======== Extracted data

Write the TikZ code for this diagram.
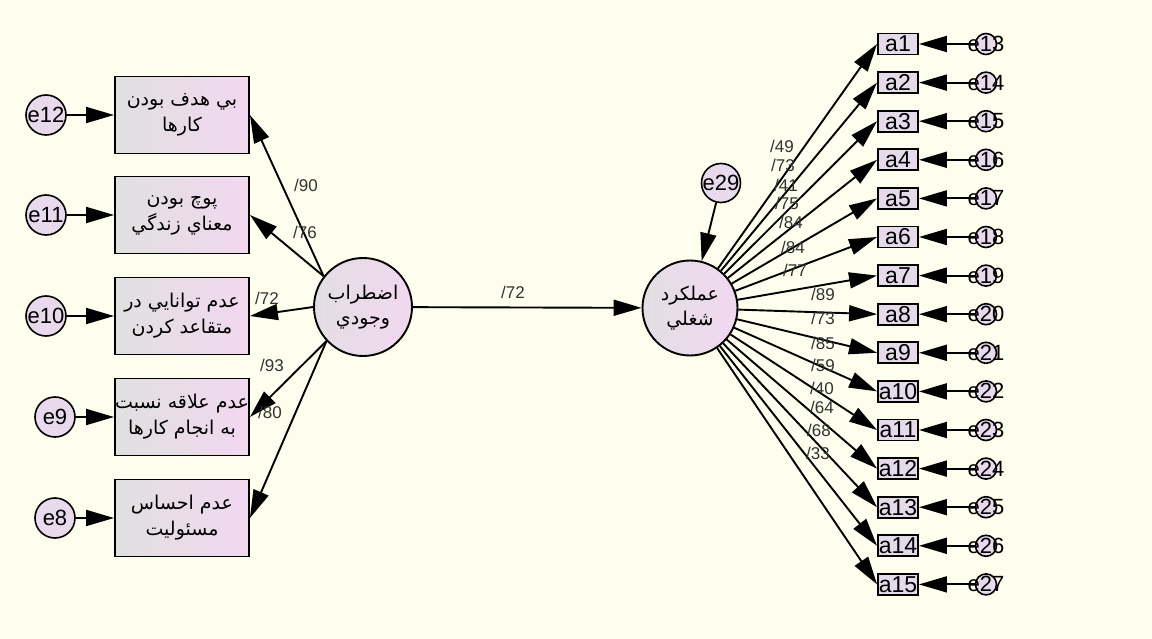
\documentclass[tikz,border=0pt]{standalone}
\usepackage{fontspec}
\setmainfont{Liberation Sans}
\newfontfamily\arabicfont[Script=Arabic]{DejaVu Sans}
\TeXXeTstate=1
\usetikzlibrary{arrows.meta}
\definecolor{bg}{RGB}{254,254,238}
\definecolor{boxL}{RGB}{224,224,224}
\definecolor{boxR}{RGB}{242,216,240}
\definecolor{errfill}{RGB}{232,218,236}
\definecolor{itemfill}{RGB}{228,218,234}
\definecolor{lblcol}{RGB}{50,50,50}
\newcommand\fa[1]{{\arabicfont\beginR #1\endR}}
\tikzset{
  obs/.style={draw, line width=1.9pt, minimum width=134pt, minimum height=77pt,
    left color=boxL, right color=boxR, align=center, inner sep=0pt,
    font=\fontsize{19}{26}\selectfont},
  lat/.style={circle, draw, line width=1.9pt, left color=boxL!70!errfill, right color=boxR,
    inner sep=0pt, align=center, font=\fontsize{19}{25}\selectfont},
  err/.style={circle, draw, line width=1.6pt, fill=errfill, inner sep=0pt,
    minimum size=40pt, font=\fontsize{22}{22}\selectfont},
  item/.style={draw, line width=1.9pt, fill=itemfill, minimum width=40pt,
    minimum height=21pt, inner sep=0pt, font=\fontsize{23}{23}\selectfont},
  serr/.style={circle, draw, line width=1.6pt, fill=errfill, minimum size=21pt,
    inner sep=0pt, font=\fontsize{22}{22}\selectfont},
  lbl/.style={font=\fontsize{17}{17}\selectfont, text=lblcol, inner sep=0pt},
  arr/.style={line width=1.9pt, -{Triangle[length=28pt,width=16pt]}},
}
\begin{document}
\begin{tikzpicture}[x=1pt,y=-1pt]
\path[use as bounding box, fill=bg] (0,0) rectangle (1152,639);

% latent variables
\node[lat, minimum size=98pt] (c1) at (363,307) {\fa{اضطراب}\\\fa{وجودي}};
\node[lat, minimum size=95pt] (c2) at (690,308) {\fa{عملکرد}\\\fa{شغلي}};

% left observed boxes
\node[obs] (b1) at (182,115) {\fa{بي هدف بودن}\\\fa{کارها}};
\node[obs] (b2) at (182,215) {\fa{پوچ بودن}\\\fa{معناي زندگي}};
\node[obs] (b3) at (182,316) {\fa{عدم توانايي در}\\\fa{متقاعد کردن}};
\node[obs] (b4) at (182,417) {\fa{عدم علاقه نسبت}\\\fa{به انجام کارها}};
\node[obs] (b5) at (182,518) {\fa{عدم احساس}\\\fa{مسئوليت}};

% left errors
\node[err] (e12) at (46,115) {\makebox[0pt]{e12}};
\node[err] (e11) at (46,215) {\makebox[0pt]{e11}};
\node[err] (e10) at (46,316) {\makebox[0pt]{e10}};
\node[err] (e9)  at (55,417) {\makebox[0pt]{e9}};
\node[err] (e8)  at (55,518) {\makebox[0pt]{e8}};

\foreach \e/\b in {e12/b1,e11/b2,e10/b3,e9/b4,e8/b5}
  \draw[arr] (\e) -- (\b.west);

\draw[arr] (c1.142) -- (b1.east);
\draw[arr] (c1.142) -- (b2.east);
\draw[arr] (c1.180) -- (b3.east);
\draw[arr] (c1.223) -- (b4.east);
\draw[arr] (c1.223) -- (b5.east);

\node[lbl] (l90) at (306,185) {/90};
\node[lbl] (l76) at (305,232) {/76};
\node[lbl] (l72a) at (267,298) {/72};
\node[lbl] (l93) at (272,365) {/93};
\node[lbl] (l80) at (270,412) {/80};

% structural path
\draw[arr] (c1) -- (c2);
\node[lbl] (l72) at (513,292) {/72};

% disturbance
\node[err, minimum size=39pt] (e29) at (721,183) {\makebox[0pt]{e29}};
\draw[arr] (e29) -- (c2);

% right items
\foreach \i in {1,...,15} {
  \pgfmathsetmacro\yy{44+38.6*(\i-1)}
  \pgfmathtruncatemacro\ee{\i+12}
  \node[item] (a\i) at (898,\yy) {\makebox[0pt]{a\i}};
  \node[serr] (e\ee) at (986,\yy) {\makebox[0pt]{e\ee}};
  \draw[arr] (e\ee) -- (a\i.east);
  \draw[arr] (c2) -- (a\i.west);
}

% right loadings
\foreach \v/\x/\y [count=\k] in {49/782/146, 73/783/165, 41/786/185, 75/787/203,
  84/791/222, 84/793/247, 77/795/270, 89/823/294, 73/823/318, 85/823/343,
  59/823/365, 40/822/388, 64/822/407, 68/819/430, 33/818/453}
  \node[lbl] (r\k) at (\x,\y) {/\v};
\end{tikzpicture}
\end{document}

================
======== Extracted data

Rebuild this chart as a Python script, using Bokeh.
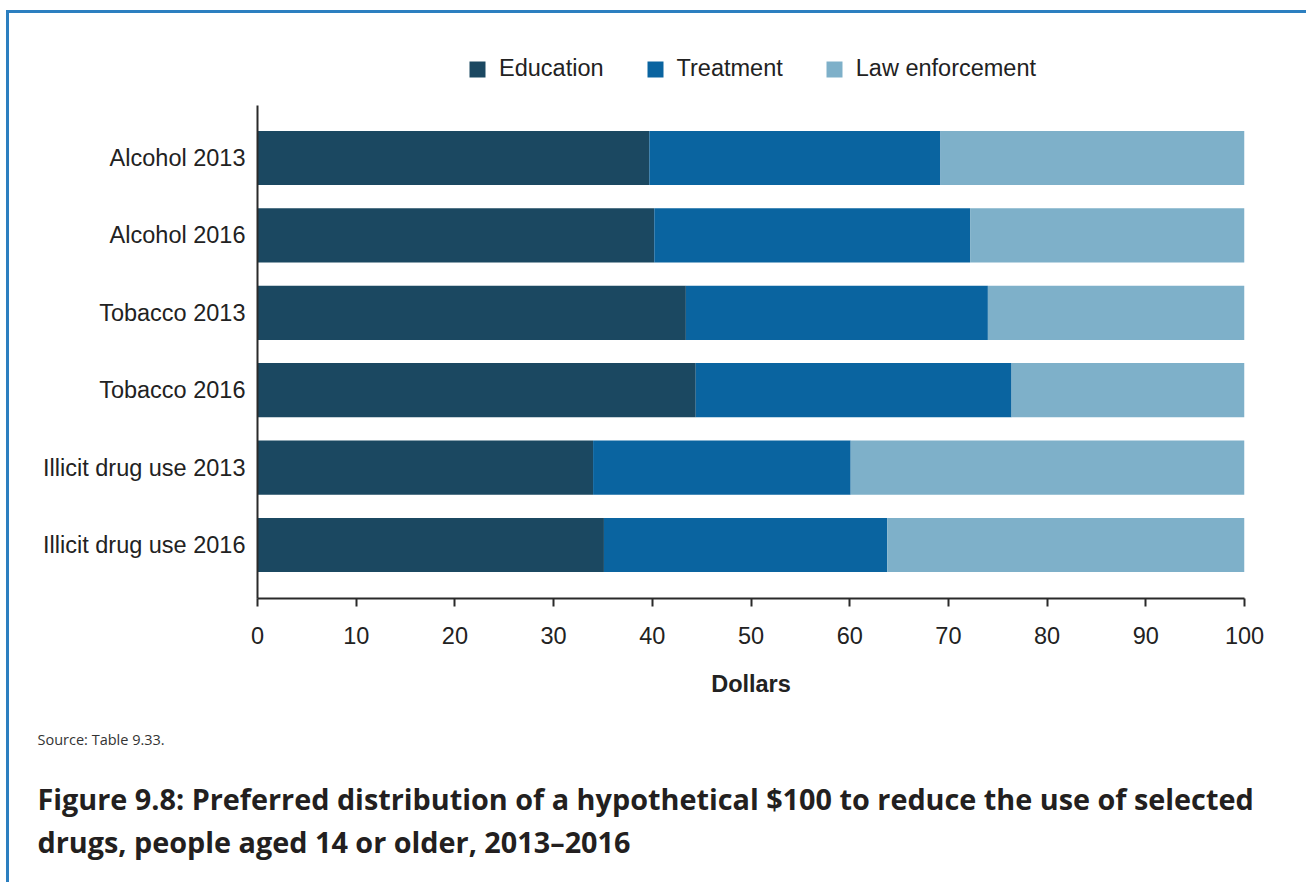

================

Work to complete> From the line containing "Write the TikZ code for this diagram." through the line containing "(0,0) rectangle (1152,639);", copy every line above exactly, without pictures.

Task solution>
Write the TikZ code for this diagram.
\documentclass[tikz,border=0pt]{standalone}
\usepackage{fontspec}
\setmainfont{Liberation Sans}
\newfontfamily\arabicfont[Script=Arabic]{DejaVu Sans}
\TeXXeTstate=1
\usetikzlibrary{arrows.meta}
\definecolor{bg}{RGB}{254,254,238}
\definecolor{boxL}{RGB}{224,224,224}
\definecolor{boxR}{RGB}{242,216,240}
\definecolor{errfill}{RGB}{232,218,236}
\definecolor{itemfill}{RGB}{228,218,234}
\definecolor{lblcol}{RGB}{50,50,50}
\newcommand\fa[1]{{\arabicfont\beginR #1\endR}}
\tikzset{
  obs/.style={draw, line width=1.9pt, minimum width=134pt, minimum height=77pt,
    left color=boxL, right color=boxR, align=center, inner sep=0pt,
    font=\fontsize{19}{26}\selectfont},
  lat/.style={circle, draw, line width=1.9pt, left color=boxL!70!errfill, right color=boxR,
    inner sep=0pt, align=center, font=\fontsize{19}{25}\selectfont},
  err/.style={circle, draw, line width=1.6pt, fill=errfill, inner sep=0pt,
    minimum size=40pt, font=\fontsize{22}{22}\selectfont},
  item/.style={draw, line width=1.9pt, fill=itemfill, minimum width=40pt,
    minimum height=21pt, inner sep=0pt, font=\fontsize{23}{23}\selectfont},
  serr/.style={circle, draw, line width=1.6pt, fill=errfill, minimum size=21pt,
    inner sep=0pt, font=\fontsize{22}{22}\selectfont},
  lbl/.style={font=\fontsize{17}{17}\selectfont, text=lblcol, inner sep=0pt},
  arr/.style={line width=1.9pt, -{Triangle[length=28pt,width=16pt]}},
}
\begin{document}
\begin{tikzpicture}[x=1pt,y=-1pt]
\path[use as bounding box, fill=bg] (0,0) rectangle (1152,639);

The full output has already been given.